Never Let Your Child Sit in the “W” Position. Here’s Why!

W Sitting for kids


Watch young kids play and you’ll see many of them ‘W sitting’,  or resting their bottom between their feet, legs to either side. ‘W sitting’ is a commonly used position by children. In this position, children sit on their bottoms, with their knees bent, feet tucked under, and their legs splayed out to the side in what looks like a “W”. This is a standard sitting position because children feel supported and secure.


However, while this may seem comfortable and secure, many Parents do not know or recognize the danger of letting a child sit like this for too long.


Dr. Sangeeta Laskar, Senior Consultant Physiotherapist & Ergonomist, explains, What it is and why you should correct it?


Why do children W-sit?
It’s by far the steadiest way for children of all ages to sit and play. Children often rely on this position for added trunk and hip stability to allow easier play with their toys in front.


What’s wrong with W-sitting?


Sitting in a “W” position for too long can negatively impact a child’s development and growth patterns. Some of the problems that arise are:

  • Orthopaedic Problems
  • Delayed Development of Postural Control and Stability
  • Delayed Development of Refined Motor Skills



What are the common complications of W sitting?


Back Problem

One of the largest concerns about W sitting is that it can cause long-term orthopedic and back problems.Particularly in children, it is necessary to strengthen the back muscles while sitting. This strengthening occurs in most seated positions.

However, W sitting allows the body to collapse in on itself, depriving the child of the strong back muscles that will prevent back pain and back problems later in life.


Trouble in Developing Motor Skills

W sitting can also discourage a child from developing a hand preference due to the restricted trunk rotation in this position. In this position, the child tends to simply pick up objects on the right with the right hand, and those placed to the left with the left hand.

This restricted trunk movement can be detrimental to developing traditional motor skills.

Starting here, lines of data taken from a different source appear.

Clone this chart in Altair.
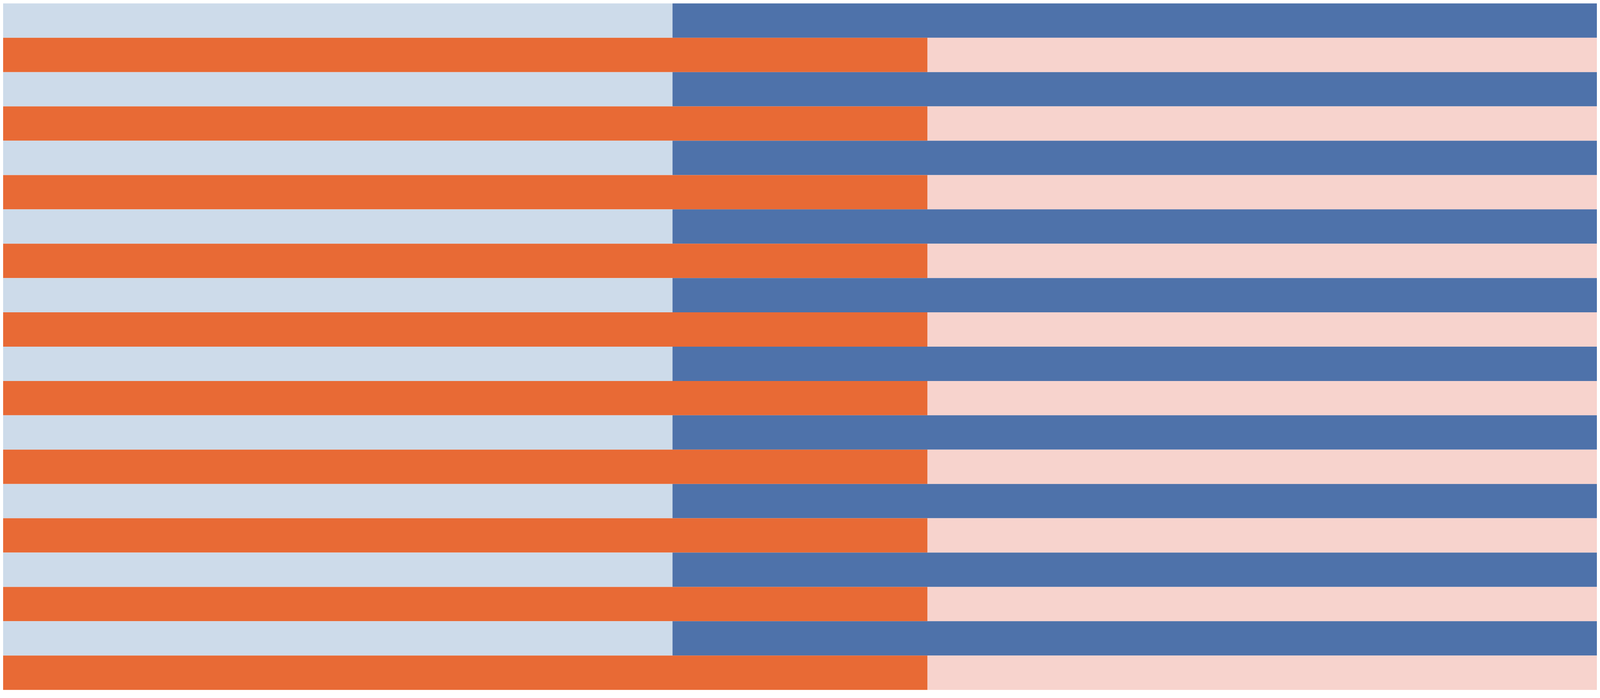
import altair as alt
import pandas as pd

# 20 rows, alternating two series; each row split into two stacked segments
rows = [f"R{i+1:02d}" for i in range(20)]
blue_light = [42] * 10   # left segment on blue rows
blue_dark = [58] * 10    # right segment on blue rows
orange = [58] * 10       # left segment on orange rows
pink = [42] * 10         # right segment on orange rows

recs = []
for i, r in enumerate(rows):
    k = i // 2
    if i % 2 == 0:
        segs = [("blue_light", blue_light[k]), ("blue_dark", blue_dark[k])]
    else:
        segs = [("orange", orange[k]), ("pink", pink[k])]
    start = 0
    for name, v in segs:
        recs.append({"row": r, "idx": i, "idx1": i + 1, "seg": name,
                     "start": start, "end": start + v})
        start += v
df = pd.DataFrame(recs)

chart = alt.Chart(df).mark_rect(strokeWidth=0).encode(
    y=alt.Y("idx:Q", axis=None,
            scale=alt.Scale(domain=[0, 20], nice=False, zero=False, reverse=True)),
    y2="idx1:Q",
    x=alt.X("start:Q", axis=None,
            scale=alt.Scale(domain=[0, 100], nice=False, zero=True)),
    x2="end:Q",
    color=alt.Color("seg:N", legend=None,
                    scale=alt.Scale(domain=["blue_light", "blue_dark", "orange", "pink"],
                                    range=["#cddbea", "#4e72aa", "#e86a35", "#f7d3cd"])),
).properties(width=4084, height=1760, padding=0,
             autosize=alt.AutoSizeParams(type="fit", contains="padding")
).configure_view(stroke=None)

chart.save("out.html", embed_options={"renderer": "svg", "actions": False})
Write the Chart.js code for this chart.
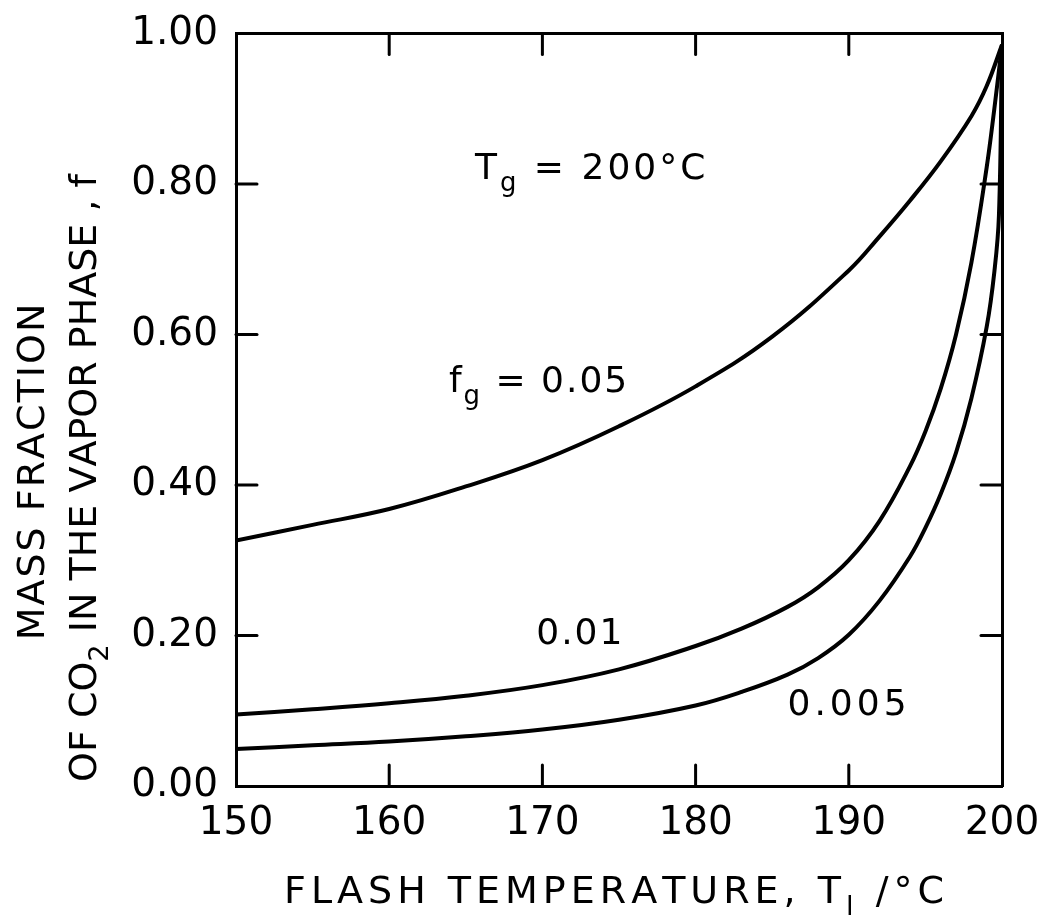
<!DOCTYPE html>
<html>
<head>
<meta charset="utf-8">
<script src="https://cdn.jsdelivr.net/npm/chart.js@4.4.1/dist/chart.umd.min.js"></script>
<style>
  body { margin: 0; background: #fff; }
  canvas { display: block; }
</style>
</head>
<body>
<canvas id="chart" width="1052" height="921"></canvas>
<script>
// curve f_g = 0.05
const tempsHigh = [150, 155, 160, 165, 170, 175, 180, 185, 190, 192, 194, 196, 198, 199, 200]
const fracHigh = [0.326, 0.347, 0.368, 0.398, 0.433, 0.478, 0.531, 0.597, 0.685, 0.730, 0.778, 0.830, 0.890, 0.930, 0.985]

// curve f_g = 0.01
const tempsMid = [150, 155, 160, 165, 170, 175, 180, 183, 186, 188, 190, 192, 194, 195, 196, 197, 198, 199, 199.5, 200]
const fracMid = [0.095, 0.102, 0.110, 0.120, 0.134, 0.155, 0.186, 0.209, 0.238, 0.264, 0.300, 0.352, 0.425, 0.471, 0.528, 0.600, 0.695, 0.822, 0.900, 0.985]

// curve f_g = 0.005
const tempsLow = [150, 155, 160, 165, 170, 175, 180, 183, 186, 188, 190, 192, 194, 195, 196, 197, 198, 199, 199.5, 199.8, 200]
const fracLow = [0.049, 0.054, 0.059, 0.066, 0.075, 0.088, 0.107, 0.125, 0.148, 0.170, 0.201, 0.246, 0.305, 0.343, 0.388, 0.443, 0.515, 0.610, 0.683, 0.758, 0.985]

const xTicks = [150, 160, 170, 180, 190, 200]
const yTicks = [0, 0.2, 0.4, 0.6, 0.8, 1.0]

const FONT = '"DejaVu Sans"'

const toPoints = (xs, ys) => xs.map((x, i) => ({ x: x, y: ys[i] }))

// text with subscripts, drawn letter by letter so the spacing can be opened up
function runWidth(ctx, runs, size, spacing) {
    let w = 0, n = 0
    runs.forEach(([txt, sub]) => {
        ctx.font = (sub ? size * 0.72 : size) + 'px ' + FONT
        for (const ch of txt) { w += ctx.measureText(ch).width; n++ }
    })
    return w + spacing * (n - 1)
}

function drawRuns(ctx, runs, x, y, size, spacing, align) {
    let cx = x
    if (align === 'center') cx = x - runWidth(ctx, runs, size, spacing) / 2
    ctx.textAlign = 'left'
    ctx.textBaseline = 'alphabetic'
    runs.forEach(([txt, sub]) => {
        ctx.font = (sub ? size * 0.72 : size) + 'px ' + FONT
        const dy = sub ? size * 0.32 : 0
        for (const ch of txt) {
            ctx.fillText(ch, cx, y + dy)
            cx += ctx.measureText(ch).width + spacing
        }
    })
}

const innerTicks = {
    id: 'innerTicks',
    afterDraw(chart) {
        const { ctx, chartArea: a, scales } = chart
        const len = 21
        ctx.save()
        ctx.strokeStyle = '#000'
        ctx.lineWidth = 3
        ctx.lineCap = 'round'
        const seg = (x1, y1, x2, y2) => { ctx.beginPath(); ctx.moveTo(x1, y1); ctx.lineTo(x2, y2); ctx.stroke() }
        xTicks.slice(1, -1).forEach(t => {
            const x = scales.x.getPixelForValue(t)
            seg(x, a.bottom, x, a.bottom - len)
            seg(x, a.top, x, a.top + len)
        })
        yTicks.slice(1, -1).forEach(t => {
            const y = scales.y.getPixelForValue(t)
            seg(a.left, y, a.left + len, y)
            seg(a.right, y, a.right - len, y)
        })
        ctx.restore()
    }
}

const labels = {
    id: 'labels',
    afterDraw(chart) {
        const { ctx, scales } = chart
        const sx = v => scales.x.getPixelForValue(v)
        const sy = v => scales.y.getPixelForValue(v)
        ctx.save()
        ctx.fillStyle = '#000'

        // curve annotations
        drawRuns(ctx, [['T', false], ['g', true], [' = 200°C', false]], sx(165.6), sy(0.806), 36, 3, 'left')
        drawRuns(ctx, [['f', false], ['g', true], [' = 0.05', false]], sx(163.9), sy(0.523), 36, 2, 'left')
        drawRuns(ctx, [['0.01', false]], sx(169.6), sy(0.189), 36, 2, 'left')
        drawRuns(ctx, [['0.005', false]], sx(186.0), sy(0.095), 36, 4, 'left')

        // x axis title
        drawRuns(ctx, [['FLASH TEMPERATURE, T', false], ['l', true], [' /°C', false]], 614, 903, 38, 5, 'center')

        // y axis title, two rotated lines
        ctx.save()
        ctx.translate(44, 472)
        ctx.rotate(-Math.PI / 2)
        drawRuns(ctx, [['MASS FRACTION', false]], 0, 0, 38, 2, 'center')
        ctx.restore()
        ctx.save()
        ctx.translate(96, 478)
        ctx.rotate(-Math.PI / 2)
        drawRuns(ctx, [['OF CO', false], ['2', true], [' IN THE VAPOR PHASE , f', false]], 0, 0, 38, 0, 'center')
        ctx.restore()

        ctx.restore()
    }
}

const lineStyle = {
    borderColor: '#000',
    borderWidth: 4,
    pointRadius: 0,
    fill: false,
    tension: 0.4
}

new Chart(document.getElementById('chart'), {
    type: 'line',
    data: {
        datasets: [
            { label: 'fg = 0.05', data: toPoints(tempsHigh, fracHigh), ...lineStyle },
            { label: 'fg = 0.01', data: toPoints(tempsMid, fracMid), ...lineStyle },
            { label: 'fg = 0.005', data: toPoints(tempsLow, fracLow), ...lineStyle }
        ]
    },
    options: {
        responsive: false,
        animation: false,
        layout: { padding: { top: -4 }, autoPadding: false },
        plugins: {
            legend: { display: false },
            tooltip: { enabled: false }
        },
        scales: {
            x: {
                type: 'linear',
                position: 'bottom',
                min: 150,
                max: 200,
                afterFit: s => { s.height = 135 },
                afterBuildTicks: s => { s.ticks = xTicks.map(v => ({ value: v })) },
                border: { display: true, color: '#000', width: 3 },
                grid: { display: false },
                ticks: { color: '#000', padding: 6, font: { family: 'DejaVu Sans', size: 39 } }
            },
            x2: {
                type: 'linear',
                position: 'top',
                min: 150,
                max: 200,
                afterFit: s => { s.height = 20 },
                border: { display: true, color: '#000', width: 3 },
                grid: { display: false },
                ticks: { display: false }
            },
            y: {
                type: 'linear',
                position: 'left',
                min: 0,
                max: 1,
                afterFit: s => { s.width = 236 },
                afterBuildTicks: s => { s.ticks = yTicks.map(v => ({ value: v })) },
                border: { display: true, color: '#000', width: 3 },
                grid: { display: false },
                ticks: {
                    color: '#000',
                    padding: 10,
                    font: { family: 'DejaVu Sans', size: 39 },
                    callback: v => v.toFixed(2)
                }
            },
            y2: {
                type: 'linear',
                position: 'right',
                min: 0,
                max: 1,
                afterFit: s => { s.width = 50 },
                border: { display: true, color: '#000', width: 3 },
                grid: { display: false },
                ticks: { display: false }
            }
        }
    },
    plugins: [innerTicks, labels]
})
</script>
</body>
</html>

Shortened or tightened and lengthen muscles

If there is muscle tightness, W-sitting will aggravate it. This position places the hamstrings, hip adductors, internal rotators and heel cords in an extremely shortened range. If a child is prone to tightness or contractures(a permanent shortening of a muscle or joint.), encourage another pattern of sitting.


Hip Dislocation

Hip Dislocation is very common in W` sitting, especially if there is history of HIP DYSPLASIA (Hip drop), some children may have hip drop from birth itself(congenital), those children are strictly monitored not to sit in W` sitting.



W` sitting will have a serious impact on child walking also. Scissoring Gait or Cross leg gait, waldling gait (Duck), mostly happens due to muscular shortening. Also visible in children with cerebral palsy .


Deformity on spine(Posture variation)

In` W` sitting there will be possibility of Round back Posture(Kyphoscoliosis).Which is a symptoms in a Mal developed or immature child.

Sometimes this posture variation may occur due to child Habitual sitting, to act fantasy like adult sitting.



What do I prevent my child for W- sitting ?

The most effective (and easiest) way to prevent a problem with W-sitting is to prevent it from becoming a habit it the first place. Anticipate and catch it before your child even learns to W-sit and encourage alternate ways to sitting – side sitting, long sitting or sitting on a stool.


When playing with your child on the floor, hold the knees and feet together when kneeling or creeping on hands and knees. It will be impossible for your child to get into a W-position from there. It will force your child to either sit to one side, or sit back on their feet. These patterns demand a certain amount of trunk rotation and lateral weight shift and should fit with a child’s therapy goals.